Straight from the UK, You Me At Six made a stop at La Tulipe in Montreal along with opening acts Stars in Stereo and Young Guns, on October 15th. A unique and lively performance, of which neither the artists nor the crowd would be a disappointment.
La Tulipe is a venue I had visited once before. Actually, it’s one of my favorites. It offers the same intimate and encompassing atmosphere yet also feels like a hazy, dimly lit room. The surrounding chatter of the eager concert-goers mingling with the roaming band members only added to the welcoming aura the venue emitted. Although they hold less people, smaller venues will often allow the audience to interact with the artists they’ve come to see, which is something you’ll never experience in a venue as big as the Bell Centre.
The concert started with Stars in Stereo, who performed a quick, uplifting set that helped get things off to an exciting start. The venue wasn’t full but the crowd was by no means a disappointment, and eagerly moving along to the music Stars in Stereo performed.
There was a small delay as the second opening act, Young Guns, prepared their instruments and conducted a small sound check. The UK band explained that their tour bus was having problems on their way to the venue, causing the band to almost miss that night’s concert. Despite their slow start, the pace of the night was quickly regained with the help of the highly responsive crowd. Clearly, they had quite a few new fans there now. Most of the attendees were unable to respond by mimicking the lyrics so they responded to the music with their bodies instead. Young Guns played a number of songs, riling the crowd by urging them to clap, jump and sing along to given lyrics. They put on a satisfying and entertaining performance. Then, along came the main act. The reason everyone, along with myself came out to La Tulipe.

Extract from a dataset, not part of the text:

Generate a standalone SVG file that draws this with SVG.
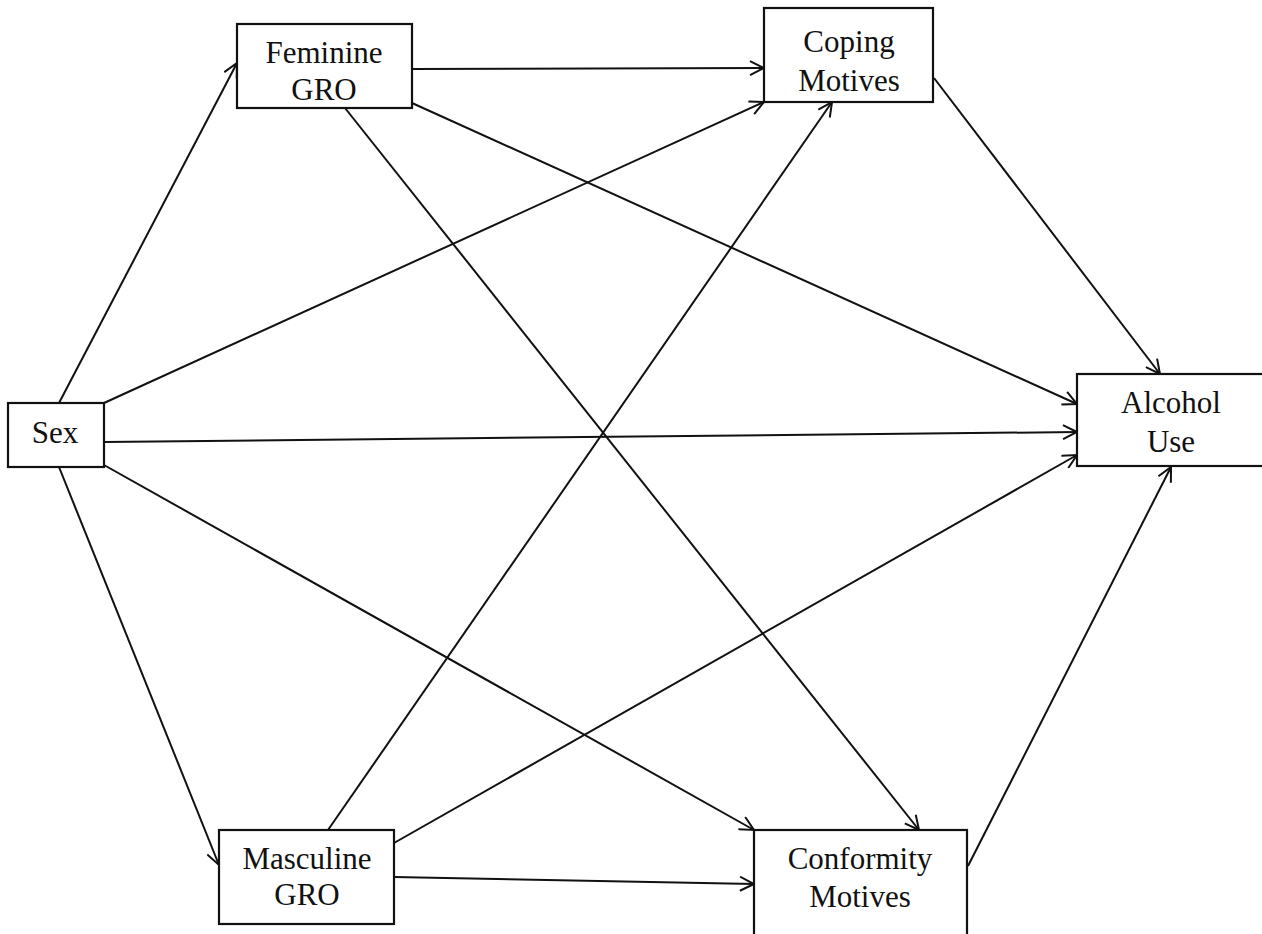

Once Young Guns said their farewells, I squeezed my way to the front of the crowd to get a closer view of the band everyone was so eagerly waiting to see. I waited anxiously along with the other concert-goers for You Me At Six’s appearance, and the crowd was feeling pretty tight. After tentatively waiting for several minutes, the band emerged quickly and suddenly, beginning the set with “Too Young To Feel This Old,” a song from their newly released album, Cavalier Youth. As the band got to work, so did the crowd, and all previous tenseness dissolved immediately. Voices, arms and spirits were raised as soon as You Me at Six took hold of the stage. Their inviting and energetic presence helped set the mood immediately, and by the end of the first song, the crowd was already engrossed.
The music was loud, the heavy drums and guitar almost drowning out the voice of frontman Josh Franceschi. Although some may have been disappointed by the diminished sound of the vocals, it helped give the sound that loud and angry feel that is You Me at Six. As the band carried on through their setlist, the intense head-banging, jumping, and, let’s face it, alcohol, kept the crowd engaged. Franceschi used the breaks between each song to interact with the Canadian crowd, using this time to applaud our energy and invoke even more intensity from us. There was however a severe lack of communication between the crowd and the other band members during their set, which was unfortunate.
You Me At Six not only enjoyed their time on stage, but tried their best to let the crowd enjoy their time as well, inviting stage divers and even opening a mosh pit. Prior to playing their ninth song of the night, “Cold Night”, Franceschi encouraged the crowd to introduce themselves to the strangers surrounding them, and then urged the crowd to sit upon each other’s shoulders and dissolve any disparities between the audience members. The crowd eagerly accepted the singer’s requests, mounting their friends’ shoulders and singing along to the song from a higher perspective.
A highlight of the set was their rendition of “Bite My Tongue”. Prior to playing, Josh Franceschi took a moment to relay a speech to the absorbent crowd, requesting us to put away our mobile phones and devices, and appreciate the show we were watching with our own eyes. “3 minutes” he said. “live in this moment, just for 3 minutes”. At that moment, You Me At Six displaced their crowd from the 21st century, and brought us back in time to the 90’s, a time where kids came to concerts because they enjoyed live music, and not because they were looking for an event to discuss on their social media. When You Me At Six went on to perform “Bite My Tongue” after their speech, they brought the crowd closely together, and everyone, sober or drunk, was yelling, indifferent to how loud or bad they sounded.
All in all, You Me at Six put on a performance that was unlike any I’ve experienced to this date, and is definitely a tour that is worth checking out. The show was a moment indifferent to who you were or what you looked like, and focused solely on what a concert is really about: the music.